Wednesday, February 14, 2007

Yaddo

Michael played the recorder and saxophone and I played classical guitar at outside weddings at Yaddo, a reclusive sponsored artists' retreat in the fabled and beautiful town of Saratoga Springs, New York. The ponds, gardens, and statuary there are so beautiful it stretches the boundries of language to describe these. The little city itself is quite nearly a wonderland. I lived many years and met my spouse there.

We also gazed into the very ponds in which children died.

Sylvia Plath spent some time there, and she had a poetic breakthrough which enabled her to give voice to the "Colossus." That was not her greatest acheivement. When the "Ariel" voice came out she, in my humble opinion, gained the strongest poetic voice in late twentieth-century American poetry.

Edge

The woman is perfected.
Her dead
Body wears the smile of accomplishment,
The illusion of a Greek necessity
Flows in the scrolls of her toga,
Her bare
Feet seem to be saying:
We have come so far, it is over.
Each dead child coiled, a white serpent,
One at each little
Pitcher of milk, now empty.
She has folded
Them back into her body as petals
Of a rose close when the garden
Stiffens and odors bleed
From the sweet, deep throats of the night flower.
The moon has nothing to be sad about,
Staring from her hood of bone.
She is used to this sort of thing.
Her blacks crackle and drag.


I have read a few biographies of Plath, and I was young when first introduced to her work. My mother was a "book-club" kind of gal, and Plath was a going thing when I was growing up. So her collected poems, which won a posthumous Pulitzer Prize in 1981, were a fixation in our household. I/we grew up with Plath. Funny that. My mother first probably inadvertently introduced me to her, and also the musicality of Ivan Moravec, who was also featured as a book-club artist in those heady days. My mother was also a Third Reich expert, per the book club offerings from that time. My, the dinner-table conversations we all had.

I do not know where she is right now. Another story altogether. When I was an adult she divorced my father and married a man who was younger than me. Ten years later they also divorced and I think she moved to the British Isles afterwards, but I'm unsure.

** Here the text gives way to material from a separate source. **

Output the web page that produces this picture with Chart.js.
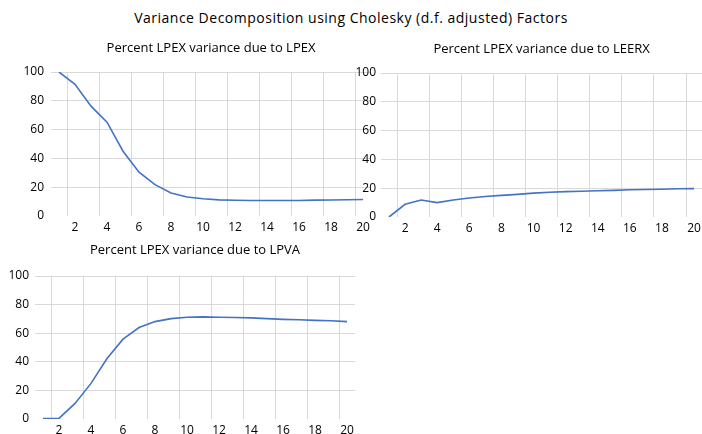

My god, Moravec could play Debussy as if the piano had no hammers at all, just feathery indicators.

I always read Plath literally and her poems are indeed rooted in moments from her life. That is the essential beauty of her art; she took often-mundane but sometimes critical life-moments and cradled these amongst a sanctuary of words on a page.

When she stuck her head in an oven I honestly think she meant to annhililate her two young children also, as indicated in the poem, but instead she put them in an upstairs room with milk and opened a widow so the gas would not get them. So she had hope at last, just not for herself. The landlord downstairs awoke to the smell and alerted authorities.

In the poem she imagines herself as a peacefully laid out corpse. At some kind of peace. Laid out. Over the edge. The moon rises and sets, having seen the passing of many. It's so simple really.

1 comment:

Bo... said...

Now you've got me interested in Plath's poetry--I'll have to check her out.